Some Texas marriages may end with a court order for an ex-spouse to provide spousal maintenance. If your marriage lasted for at least 10 years, a judge may award financial support under Chapter 8 of the Texas Family Code.
An individual who cannot earn enough income due to a disability, for example, may request spousal support. To decide how much to award, a judge typically reviews each spouse’s financial resources at the time of the divorce.
Certain factors could influence spousal maintenance
When a spouse did not earn income during the marriage, he or she may need to receive training to find a new job. If you did not work during your marriage, a judge may review your education and skills to estimate how long it could take you to begin working.
The contributions you made to your soon-to-be ex-spouse’s education, career or business could influence spousal maintenance. If you gave up a job to care for your children, the court may consider the value you provided when determining support payments.
A divorce requires a review of your financial assets
As reported by Brides.com, a divorce in Texas includes dividing real estate and financial accounts. If your name does not appear on an account statement or property title, the law nonetheless recognizes you as owning half.

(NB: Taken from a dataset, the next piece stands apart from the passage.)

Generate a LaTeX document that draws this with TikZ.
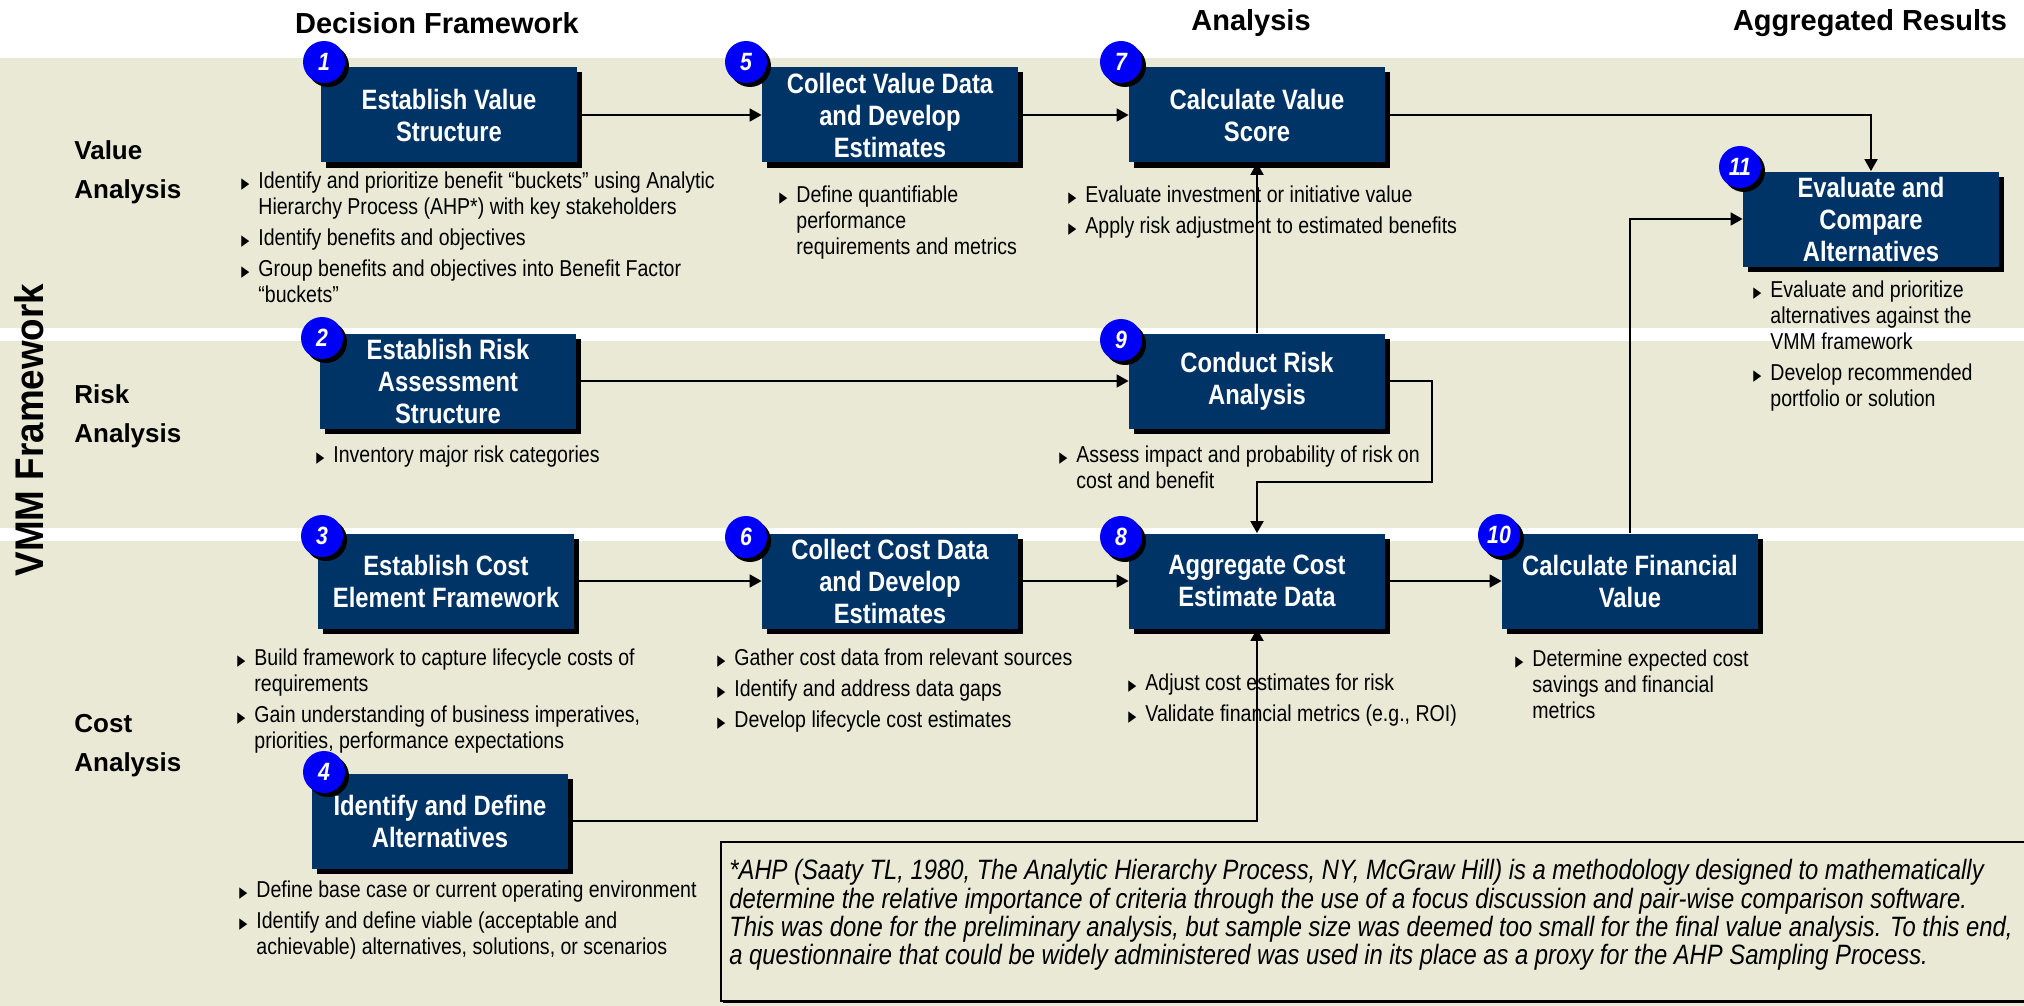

Divorce may require negotiating ownership of shared properties. You may, for example, give up your share of a residence’s equity to receive regular spousal maintenance. The procedure may also include changing a title or deed to one spouse’s name to show a sole owner.
Under the Lone Star State’s divorce statutes, assets acquired during marriage belong to your community property. Judges generally divide property values in half. You and your spouse may, however, discuss financial support and taking ownership of specific assets to reach a fair settlement.